Thursday, October 10, 2013

AbEx v. Pop, 2013

—Creativity—

Working on one of my paintings this evening, it strikes me that my work is not primarily about balancing abstraction with realism. My work is now, and always has been, about melding my subjective reality with an objective reality that we all, more or less, share. It's the old dichotomy between Abstract Expressionism and Pop. The language of Abstract Expressionism was personal and subjective. Pop presented a communal language. Pop tried to be even more objective than our shared values by removing the familiar color from our flag, for instance. Or making a taken-for-granted object so large we have to consider it for the first time. Or repeating a representation of an icon so many times it becomes as strange and new as Hobbes' mantra of the word "smock."
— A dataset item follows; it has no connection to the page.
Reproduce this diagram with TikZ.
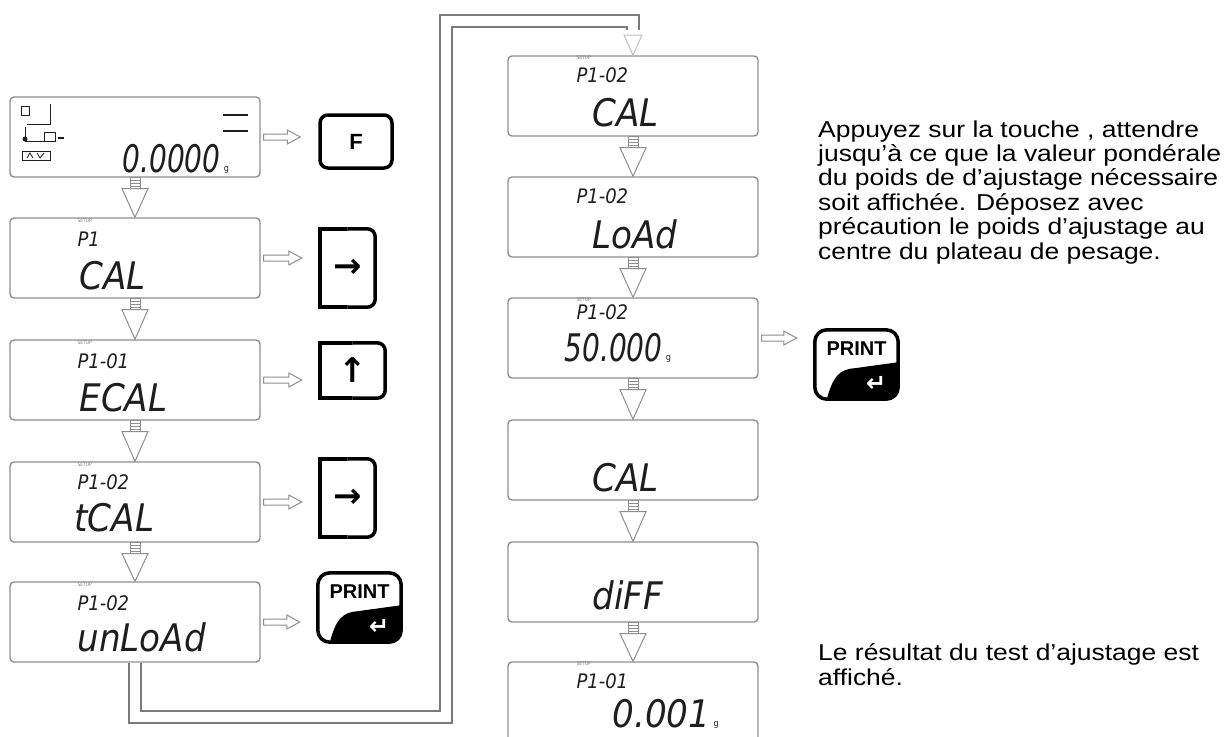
\documentclass[tikz,border=0pt]{standalone}
\usepackage{fontspec}
\setmainfont{Liberation Sans}
\newfontfamily\notefont[FakeStretch=1.15]{Liberation Sans}
\newfontfamily\lcdfont{DejaVu Sans Condensed}
\newfontfamily\lcdnarrow[FakeStretch=0.82]{DejaVu Sans Condensed}
\newfontfamily\symfont{DejaVu Sans}
\usepackage{xcolor}
\usepackage{tikz}
\usetikzlibrary{calc}

\definecolor{lcdframe}{HTML}{8E8E8E}
\definecolor{lcdink}{HTML}{1E1E1E}
\definecolor{loopgray}{HTML}{7A7A7A}

\tikzset{
  lcdbox/.style={draw=lcdframe, line width=1.4pt, rounded corners=4pt, minimum width=250pt, minimum height=80pt, inner sep=0pt},
  setup/.style={anchor=base west, inner sep=0pt, text=gray, font=\lcdfont\fontsize{5}{5}\selectfont},
  ptext/.style={anchor=base west, inner sep=0pt, text=lcdink, font=\lcdfont\itshape\fontsize{20}{20}\selectfont},
  bigtext/.style={anchor=base west, inner sep=0pt, text=lcdink, font=\lcdfont\itshape\fontsize{38}{38}\selectfont},
  bignum/.style={anchor=base west, inner sep=0pt, text=lcdink, font=\lcdnarrow\itshape\fontsize{38}{38}\selectfont},
  unit/.style={anchor=base west, inner sep=0pt, text=lcdink, font=\lcdfont\fontsize{9}{9}\selectfont},
  stepline/.style={draw=lcdframe, line width=1pt},
  keyline/.style={draw=black, line width=3.5pt},
  keysym/.style={inner sep=0pt, font=\symfont\bfseries\fontsize{34}{34}\selectfont},
  looppath/.style={draw=loopgray, line width=1.5pt, double=white, double distance=10.5pt},
  note/.style={anchor=base west, align=left, inner sep=0pt, font=\notefont\fontsize{23}{24.4}\selectfont}
}

% hollow arrow down between two displays
\newcommand{\stepdown}[2]{%
  \draw[stepline, fill=white] ($(#1.south)+(-13,11)$) -- ($(#1.south)+(13,11)$) -- (#2.north) -- cycle;
  \draw[stepline, fill=white] ($(#1.south)+(-5,0)$) rectangle ($(#1.south)+(5,11)$);
  \foreach \k in {3,6,9} \draw[stepline] ($(#1.south)+(-5,\k)$) -- ++(10,0);}

% hollow arrow from a display to its key
\newcommand{\stepright}[2]{%
  \coordinate (tip) at ($(#1.east -| #2.west)+(-18,0)$);
  \draw[stepline, fill=white] ($(#1.east)+(3,-3)$) -- ($(tip)+(-13,-3)$) -- ($(tip)+(-13,-7)$) -- (tip)
    -- ($(tip)+(-13,7)$) -- ($(tip)+(-13,3)$) -- ($(#1.east)+(3,3)$) -- cycle;}

% key outline, square left corners
\newcommand{\keyframe}[1]{%
  \begin{scope}
    \clip ($(#1.north west)+(-5,-5)$) rectangle ($(#1.south)+(0,5)$);
    \draw[keyline] (#1.north west) rectangle (#1.south east);
  \end{scope}
  \begin{scope}
    \clip ($(#1.north)+(0,-5)$) rectangle ($(#1.south east)+(5,5)$);
    \draw[keyline, rounded corners=8pt] (#1.north west) rectangle (#1.south east);
  \end{scope}}

% PRINT key
\newcommand{\printkey}[1]{%
  \begin{scope}
    \clip[rounded corners=12pt] (#1.north west) rectangle (#1.south east);
    \fill ($(#1.south west)+(12,0)$) .. controls ($(#1.south west)+(18,-22)$) and ($(#1.south west)+(24,-30)$) .. ($(#1.south west)+(40,-31)$)
      -- ($(#1.south east)+(0,-37)$) -- (#1.south east) -- cycle;
  \end{scope}
  \draw[keyline, rounded corners=12pt] (#1.north west) rectangle (#1.south east);
  \node[font=\bfseries\fontsize{20}{20}\selectfont, inner sep=0pt] (#1-txt) at ($(#1.north)+(0,19)$) {PRINT};
  \node[text=white, font=\symfont\bfseries\fontsize{24}{24}\selectfont, inner sep=0pt] (#1-ret) at ($(#1.south east)+(-22,-15)$) {↵};}

\begin{document}
\begin{tikzpicture}[x=1pt, y=-1pt]
\useasboundingbox (0,0) rectangle (1228,736);

% left column
\node[lcdbox] (b1) at (135,137) {};
\node[lcdbox] (b2) at (135,258) {};
\node[lcdbox] (b3) at (135,380) {};
\node[lcdbox] (b4) at (135,502) {};
\node[lcdbox] (b5) at (135,622) {};

\draw[lcdink, line width=0.8pt] (21,106) rectangle (29,115);
\draw[lcdink, line width=0.8pt] (50,104) -- (50,124) -- (27,124);
\draw[lcdink, line width=0.8pt] (25,127) -- (25,141) -- (55,141) -- (55,132) -- (44,132) -- (44,141);
\fill[lcdink] (25,139) circle (2.5);
\draw[lcdink, line width=1.2pt] (58,138) -- (64,138);
\draw[lcdink, line width=0.8pt] (22,151) rectangle (50,160);
\draw[lcdink, line width=0.8pt] (27,158) -- (30,153) -- (33,158) (37,153) -- (40,158) -- (44,153);
\draw[lcdink, line width=1.2pt] (223,115) -- (248,115);
\draw[lcdink, line width=2.6pt] (223,131) -- (248,131);
\node[bignum] (b1v) at ($(b1.north west)+(113,76)$) {0.0000};
\node[unit] (b1g) at ($(b1v.base east)+(3,-1)$) {g};

\node[setup] (b2s) at ($(b2.north west)+(68,5)$) {SETUP};
\node[ptext] (b2p) at ($(b2.north west)+(68,29)$) {P1};
\node[bigtext] (b2v) at ($(b2.north west)+(70,72)$) {CAL};

\node[setup] (b3s) at ($(b3.north west)+(68,5)$) {SETUP};
\node[ptext] (b3p) at ($(b3.north west)+(68,29)$) {P1-01};
\node[bigtext] (b3v) at ($(b3.north west)+(70,72)$) {ECAL};

\node[setup] (b4s) at ($(b4.north west)+(68,5)$) {SETUP};
\node[ptext] (b4p) at ($(b4.north west)+(68,28)$) {P1-02};
\node[bigtext] (b4v) at ($(b4.north west)+(65,70)$) {tCAL};

\node[setup] (b5s) at ($(b5.north west)+(68,5)$) {SETUP};
\node[ptext] (b5p) at ($(b5.north west)+(68,29)$) {P1-02};
\node[bigtext] (b5v) at ($(b5.north west)+(68,70)$) {unLoAd};

\stepdown{b1}{b2}
\stepdown{b2}{b3}
\stepdown{b3}{b4}
\stepdown{b4}{b5}

% keys
\node[draw, keyline, rounded corners=8pt, minimum width=72pt, minimum height=53pt, inner sep=0pt,
  font=\bfseries\fontsize{22}{22}\selectfont] (kF) at (356,141.5) {F};
\node[keysym, minimum width=55pt, minimum height=78pt] (kR1) at (347.5,268) {→};
\node[keysym, minimum width=65pt, minimum height=55pt] (kU) at (352.5,370.5) {↑};
\node[keysym, minimum width=55pt, minimum height=78pt] (kR2) at (347.5,498) {→};
\node[minimum width=83pt, minimum height=69pt, inner sep=0pt] (kP1) at (359.5,607.5) {};
\keyframe{kR1}
\keyframe{kU}
\keyframe{kR2}
\printkey{kP1}

\stepright{b1}{kF}
\stepright{b2}{kR1}
\stepright{b3}{kU}
\stepright{b4}{kR2}
\stepright{b5}{kP1}

% right column
\node[lcdbox] (r1) at (633,96) {};
\node[lcdbox] (r2) at (633,217) {};
\node[lcdbox] (r3) at (633,338) {};
\node[lcdbox] (r4) at (633,460) {};
\node[lcdbox] (r5) at (633,582) {};
\node[lcdbox] (r6) at (633,702) {};

\node[setup] (r1s) at ($(r1.north west)+(69,4)$) {SETUP};
\node[ptext] (r1p) at ($(r1.north west)+(69,27)$) {P1-02};
\node[bigtext] (r1v) at ($(r1.north west)+(85,71)$) {CAL};

\node[ptext] (r2p) at ($(r2.north west)+(69,27)$) {P1-02};
\node[bigtext] (r2v) at ($(r2.north west)+(85,72)$) {LoAd};

\node[setup] (r3s) at ($(r3.north west)+(69,4)$) {SETUP};
\node[ptext] (r3p) at ($(r3.north west)+(69,22)$) {P1-02};
\node[bignum] (r3v) at ($(r3.north west)+(57,64)$) {50.000};
\node[unit] (r3g) at ($(r3v.base east)+(3,-1)$) {g};

\node[bigtext] (r4v) at ($(r4.north west)+(85,72)$) {CAL};
\node[bigtext] (r5v) at ($(r5.north west)+(85,68)$) {diFF};

\node[setup] (r6s) at ($(r6.north west)+(69,4)$) {SETUP};
\node[ptext] (r6p) at ($(r6.north west)+(69,27)$) {P1-01};
\node[bigtext] (r6v) at ($(r6.north west)+(105,66)$) {0.001};
\node[unit] (r6g) at ($(r6v.base east)+(3,-1)$) {g};

\stepdown{r1}{r2}
\stepdown{r2}{r3}
\stepdown{r3}{r4}
\stepdown{r4}{r5}
\stepdown{r5}{r6}

\node[minimum width=83pt, minimum height=69pt, inner sep=0pt] (kP2) at (856.5,364.5) {};
\printkey{kP2}
\stepright{r3}{kP2}

% loop from unLoAd to the second column
\coordinate (lpb) at (446,717);
\coordinate (lpt) at (446,21);
\coordinate (lpe) at (633,30);
\draw[looppath] (b5.south) |- (lpb) -- (lpt) -| (lpe);
\draw[stepline, draw=lightgray, fill=white] ($(lpe)+(-9,5)$) -- ($(lpe)+(9,5)$) -- (r1.north) -- cycle;

% notes
\node[note] (note1) at (818,259) {Appuyez sur la touche , attendre\\
jusqu’à ce que la valeur pondérale\\
du poids de d’ajustage nécessaire\\
soit affichée. Déposez avec\\
précaution le poids d’ajustage au\\
centre du plateau de pesage.};
\node[note] (note2) at (818,685) {Le résultat du test d’ajustage est\\
affiché.};
\end{tikzpicture}
\end{document}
The best Abstract Expression has always utilized universal qualities in shape, color, and rhythm. And the best Pop art has always relied upon the artist's stylistic choices. In my work, I reconfigure a dead-pan representation of people and places using techniques that make them new and strange. In this way, I accept the job the poet is licensed to perform, taking the liberty of imposing my own colors and textures onto the renderings, rearranging them as I see fit. In doing so, I believe my work is trending with changes in the art world that seek to bring some consensus to the AbEx versus Pop dichotomy.